Ada kalanya humor juga dapat merugikan saat digunakan dalam terapi. Setidaknya, ada tiga momen celaka untuk berhumor yang disebut Pierce (1994), yakni saat humor dipakai untuk meremehkan pasien, ketika digunakan untuk mengalihkan pasien dari masalah emosional yang ia alami ke topik lain yang lebih "aman", serta kala humor tidak relevan dengan tujuan terapi dan sekadar dipakai untuk kepentingan pribadi si terapis semata.
Memang benar bahwasannya humor yang masih jarang dieksplorasi secara klinis ini mengusung banyak manfaat. Namun terkadang, humor juga bisa bersifat anti-terapi.

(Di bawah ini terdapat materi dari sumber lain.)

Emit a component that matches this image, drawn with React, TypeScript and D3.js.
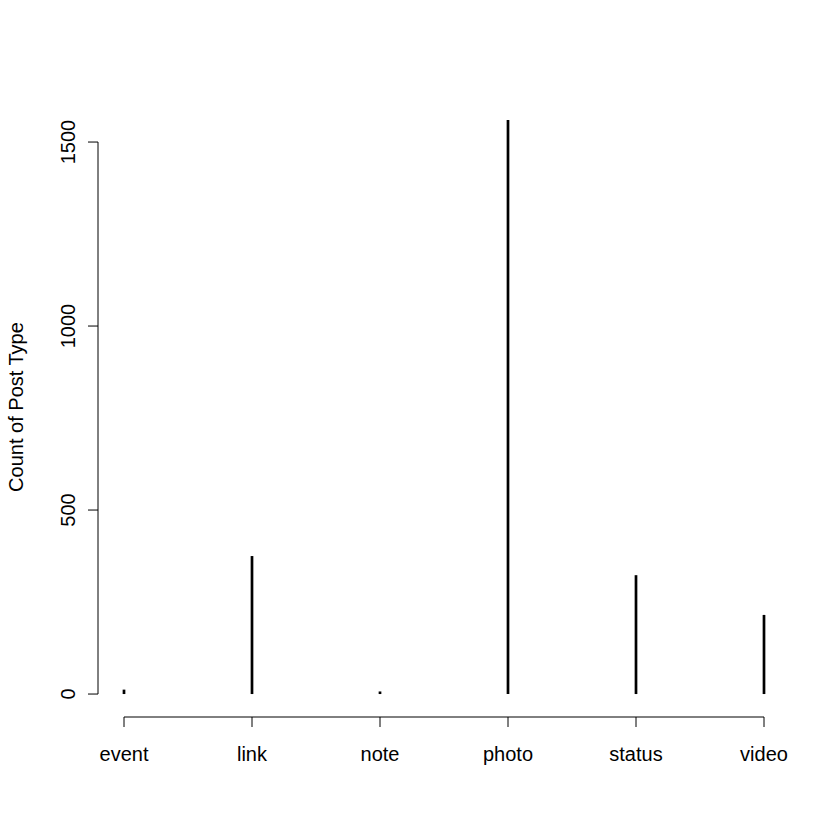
import React from "react";
import * as d3 from "d3";

const categories = ["event", "link", "note", "photo", "status", "video"];
const counts = [12, 375, 7, 1560, 323, 215];
const yTicks = [0, 500, 1000, 1500];

export default function App() {
  const W = 840, H = 840;
  const x = d3.scaleLinear().domain([0.8, 6.2]).range([98.4, 789.6]);
  const ymax = d3.max(counts) as number;
  const y = d3.scaleLinear().domain([-0.04 * ymax, ymax * 1.04]).range([717, 97]);
  const font = "Liberation Sans, Arial, sans-serif";
  const fs = 20;
  const yAxisX = 98;
  const xAxisY = 717;
  const tick = 10;
  return (
    <svg width={W} height={H} style={{ position: "absolute", left: 0, top: 0, background: "#fff" }} fontFamily={font}>
      {counts.map((c, i) => (
        <line key={i} x1={x(i + 1)} x2={x(i + 1)} y1={y(0)} y2={y(c)} stroke="#000" strokeWidth={2.7} />
      ))}
      <line x1={yAxisX} x2={yAxisX} y1={y(yTicks[0])} y2={y(yTicks[yTicks.length - 1])} stroke="#000" />
      {yTicks.map((t) => (
        <g key={t}>
          <line x1={yAxisX - tick} x2={yAxisX} y1={y(t)} y2={y(t)} stroke="#000" />
          <text transform={`translate(${yAxisX - 23},${y(t)}) rotate(-90)`} textAnchor="middle" fontSize={fs}>{t}</text>
        </g>
      ))}
      <line x1={x(1)} x2={x(categories.length)} y1={xAxisY} y2={xAxisY} stroke="#000" />
      {categories.map((c, i) => (
        <g key={c}>
          <line x1={x(i + 1)} x2={x(i + 1)} y1={xAxisY} y2={xAxisY + tick} stroke="#000" />
          <text x={x(i + 1)} y={xAxisY + 44} textAnchor="middle" fontSize={fs}>{c}</text>
        </g>
      ))}
      <text transform={`translate(23,${(97 + 717) / 2}) rotate(-90)`} textAnchor="middle" fontSize={fs}>Count of Post Type</text>
    </svg>
  );
}
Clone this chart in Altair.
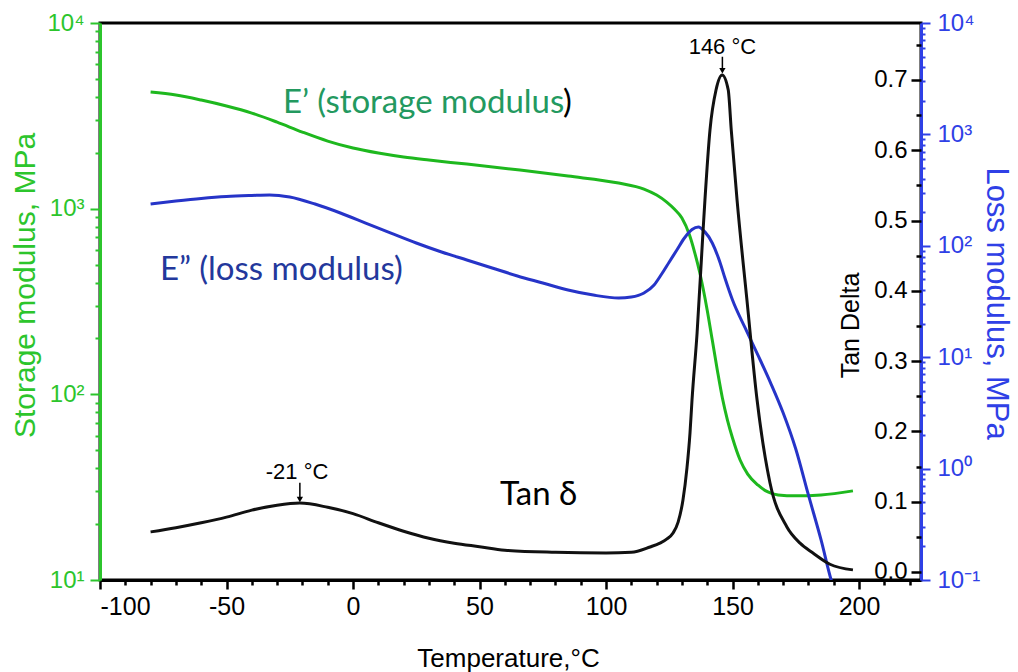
import altair as alt
import pandas as pd

# ---------------- data ----------------
storage_T = [-80, -70, -60, -50, -40, -30, -20, -10, 0, 10, 20, 30, 45, 66, 85, 105, 115, 120, 124, 127,
             130, 133, 135, 137, 140, 142, 144, 146, 148, 150, 153, 156, 160, 164, 168, 175, 185, 197.6]
storage_E = [4246, 4093, 3846, 3573, 3273, 2924, 2585, 2312, 2120, 1992, 1897, 1827, 1738, 1614, 1498, 1374, 1275, 1184, 1085, 995,
             890, 721, 584, 456, 284, 196, 135, 95.5, 72.7, 58.2, 44.3, 37.2, 32.5, 29.8, 28.7, 28.4, 28.7, 30.2]

loss_T = [-80, -70, -60, -50, -40, -33, -25, -15, -5, 5, 15, 25, 35, 45, 55, 65, 75, 85, 95, 105,
          110, 115, 119, 122, 125, 128, 131, 134, 136.5, 139, 142, 145, 147, 150, 155, 160, 165, 170, 175, 180,
          185, 189, 190.5]
loss_E = [237, 252, 266, 277, 283, 286, 274, 237, 197, 160, 130, 106, 88, 74.6, 63.2, 53.6, 46.4, 40.1, 36.1, 34.0,
          34.7, 37.7, 44.5, 55.8, 71.6, 91.6, 117.5, 140, 147.5, 134, 106, 71.6, 51.4, 32.6, 18.3, 10.5, 5.92, 3.17, 1.50, 0.58,
          0.229, 0.1, 0.078]

tan_T = [-80, -70, -60, -50, -40, -30, -21, -10, 0, 10, 20, 30, 40, 50, 60, 80, 100, 110, 117.4, 121.3,
         124.1, 126.5, 128.5, 130.4, 132, 133.2, 134, 136, 138.3, 139.1, 141.1, 143.5, 145.9, 148.3, 149.5, 151.8,
         155.7, 159.7, 164.8, 171.5, 176.7, 181.8, 188.5, 197.6]
tan_v = [0.057, 0.063, 0.070, 0.078, 0.088, 0.095, 0.098, 0.092, 0.083, 0.070, 0.058, 0.048, 0.041, 0.036, 0.031,
         0.028, 0.027, 0.028, 0.0356, 0.041, 0.047, 0.0555, 0.071, 0.102, 0.148, 0.198, 0.245, 0.34, 0.482, 0.529,
         0.629, 0.686, 0.707, 0.686, 0.629, 0.529, 0.387, 0.245, 0.127, 0.064, 0.041, 0.027, 0.011, 0.003]

x_ticks = list(range(-100, 221, 10))
green_ticks = [m * 10 ** e for e in range(1, 4) for m in range(1, 10)] + [10000]
blue_ticks = [round(m * 10.0 ** e, 6) for e in range(-1, 4) for m in range(1, 10)] + [10000]
tan_ticks = [round(i * 0.05, 2) for i in range(0, 16)]

peak_labels = ["146 °C", "-21 °C"]
peak_T = [146, -21]

# ---------------- style ----------------
W, H = 821, 557
GREEN_AX = "#2cc52c"
GREEN_LINE = "#1eb81e"
GREEN_TXT = "#23995f"
BLUE_AX = "#2f40e6"
BLUE_LINE = "#2634c8"
BLUE_TXT = "#23389c"
AX_FONT = "Liberation Sans"
ANN_FONT = "Lato"

SUP = "{'0.1':'10⁻¹','1':'10⁰','10':'10¹','100':'10²','1000':'10³','10000':'10⁴'}"
is_decade = "abs(log(datum.value)/LN10 - round(log(datum.value)/LN10)) < 0.001"

x_enc = alt.X(
    "T:Q",
    scale=alt.Scale(domain=[-100, 224.5], nice=False, zero=False),
    axis=alt.Axis(
        title="Temperature,°C", values=x_ticks,
        labelExpr="datum.value % 50 == 0 ? '' + datum.value : ''",
        labelOverlap=False, labelFont=AX_FONT, labelFontSize=25, labelColor="black",
        labelPadding=5, grid=False,
        domainColor="black", domainWidth=3, tickColor="black", tickWidth=2.5,
        tickSize={"condition": {"test": "datum.value % 50 == 0", "value": 9}, "value": 5},
        titleFont=AX_FONT, titleFontSize=26, titleFontWeight="normal", titleColor="black",
        titleX=408, titleY=78, titleBaseline="middle",
    ),
)

green_y = alt.Y(
    "v:Q",
    scale=alt.Scale(type="log", domain=[10, 10000], nice=False),
    axis=alt.Axis(
        orient="left", title="Storage modulus, MPa", values=green_ticks,
        labelExpr=f"{SUP}[''+datum.value] || ''", labelOverlap=False,
        labelFont=AX_FONT, labelFontSize=24, labelColor=GREEN_AX, labelPadding=6,
        grid=False, domainColor=GREEN_AX, domainWidth=3, tickColor=GREEN_AX, tickWidth=2,
        tickSize={"condition": {"test": is_decade, "value": 10}, "value": 5},
        titleFont=AX_FONT, titleFontSize=30, titleFontWeight="normal", titleColor=GREEN_AX,
        titleX=-75, titleY=262, titleAngle=-90, titleBaseline="middle",
    ),
)

blue_y = alt.Y(
    "v:Q",
    scale=alt.Scale(type="log", domain=[0.1, 10000], nice=False),
    axis=alt.Axis(
        orient="right", title="Loss modulus, MPa", values=blue_ticks,
        labelExpr=f"{SUP}[''+datum.value] || ''", labelOverlap=False,
        labelFont=AX_FONT, labelFontSize=24, labelColor=BLUE_AX, labelPadding=7,
        grid=False, domainColor=BLUE_AX, domainWidth=3, tickColor=BLUE_AX, tickWidth=2,
        tickSize={"condition": {"test": is_decade, "value": 9}, "value": 4},
        titleFont=AX_FONT, titleFontSize=31, titleFontWeight="normal", titleColor=BLUE_AX,
        titleX=74, titleY=280, titleAngle=90, titleBaseline="middle",
    ),
)

tan_y = alt.Y(
    "v:Q",
    scale=alt.Scale(domain=[-0.0114, 0.781], nice=False, zero=False),
    axis=alt.Axis(
        orient="left", offset=-W, title="Tan Delta", values=tan_ticks,
        labelExpr="abs(datum.value*10 - round(datum.value*10)) < 0.01 ? format(datum.value, '.1f') : ''",
        labelOverlap=False, labelFont=AX_FONT, labelFontSize=24, labelColor="black", labelPadding=4,
        grid=False, domain=False, tickColor="black", tickWidth=2.5,
        tickSize={"condition": {"test": "abs(datum.value*10 - round(datum.value*10)) < 0.01", "value": 10}, "value": 5},
        titleFont=AX_FONT, titleFontSize=25, titleFontWeight="normal", titleColor="black",
        titleX=-71, titleY=302, titleAngle=-90, titleBaseline="middle",
    ),
)

# ---------------- tables ----------------
storage_df = pd.DataFrame({"T": storage_T, "v": storage_E})
loss_df = pd.DataFrame({"T": loss_T, "v": loss_E})
tan_df = pd.DataFrame({"T": tan_T, "v": tan_v})

green_text = pd.DataFrame({"T": [-27.7], "v": [3707], "label": ["E’ (storage modulus"]})
green_paren = pd.DataFrame({"T": [83.0], "v": [3707], "label": [")"]})
blue_text = pd.DataFrame({"T": [-76.3], "v": [60.7], "label": ["E” (loss modulus)"]})
tan_text = pd.DataFrame({"T": [58.1], "v": [0.11], "label": ["Tan δ"]})
peak_text = pd.DataFrame({"T": [146, -22.1], "v": [0.747, 0.142], "label": peak_labels})
arrow_df = pd.DataFrame({"T": peak_T, "v": [0.733, 0.127], "v2": [0.716, 0.106]})
head_df = pd.DataFrame({"T": peak_T, "v": [0.713, 0.103]})

# ---------------- layers ----------------
green = alt.layer(
    alt.Chart(storage_df).mark_line(color=GREEN_LINE, strokeWidth=3, interpolate="monotone", clip=True)
    .encode(x=x_enc, y=green_y),
    alt.Chart(green_text).mark_text(align="left", baseline="middle", font=ANN_FONT, fontSize=33, color=GREEN_TXT)
    .encode(x=x_enc, y=green_y, text="label:N"),
    alt.Chart(green_paren).mark_text(align="left", baseline="middle", font=ANN_FONT, fontSize=33, color="black")
    .encode(x=x_enc, y=green_y, text="label:N"),
)

blue = alt.layer(
    alt.Chart(loss_df).mark_line(color=BLUE_LINE, strokeWidth=3, interpolate="monotone", clip=True)
    .encode(x=x_enc, y=blue_y),
    alt.Chart(blue_text).mark_text(align="left", baseline="middle", font=ANN_FONT, fontSize=33, color=BLUE_TXT)
    .encode(x=x_enc, y=blue_y, text="label:N"),
)

black = alt.layer(
    alt.Chart(tan_df).mark_line(color="#111111", strokeWidth=3, interpolate="monotone", clip=True)
    .encode(x=x_enc, y=tan_y),
    alt.Chart(tan_text).mark_text(align="left", baseline="middle", font=ANN_FONT, fontSize=33, color="black")
    .encode(x=x_enc, y=tan_y, text="label:N"),
    alt.Chart(peak_text).mark_text(align="center", baseline="middle", font=AX_FONT, fontSize=22, color="black")
    .encode(x=x_enc, y=tan_y, text="label:N"),
    alt.Chart(arrow_df).mark_rule(color="black", strokeWidth=1.5)
    .encode(x=x_enc, y=tan_y, y2="v2:Q"),
    alt.Chart(head_df).mark_point(shape="triangle-down", filled=True, size=40, color="black", opacity=1)
    .encode(x=x_enc, y=tan_y),
)

chart = (
    alt.layer(green, blue, black)
    .resolve_scale(y="independent")
    .properties(
        width=W, height=H,
        autosize=alt.AutoSizeParams(type="none"),
        padding={"left": 100, "top": 23, "right": 97, "bottom": 92},
        background="white",
    )
    .configure_view(stroke="black", strokeWidth=3)
)

chart.save("out.html", embed_options={"renderer": "svg", "actions": False})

Setidaknya, selama Anda sebagai terapis menunjukkan empati, kepedulian, dan ketulusan pada pasien seperti dipesankan oleh Bachelor dan Horvath (1999), Anda mungkin dapat terhindarkan dari kesalahan-kesalahan yang fatal.
Nah, terakhir, sebagai orang yang tidak membidangi psikologi, tentu saya hanya bisa memungut satu-dua contoh pendekatan terapi humor secara klinis dan seluk terceteknya dari literatur yang memadai di Library of Humor Studies milik IHIK3. Mungkin saya juga masih melewatkan pendekatan terapi humor lain yang sudah ada di luar sana. Pun saya juga miskin daya dan ilmu untuk bisa membuka praktik terapi humor klinis sendiri. Tentu saja Anda sekalianlah yang memang berasal dari bidang ini yang lebih berpeluang. Tugas saya selanjutnya setelah membuat tulisan ini tinggal satu: menagih.
Jadi, kapan klinik terapi humor Anda mulai praktik?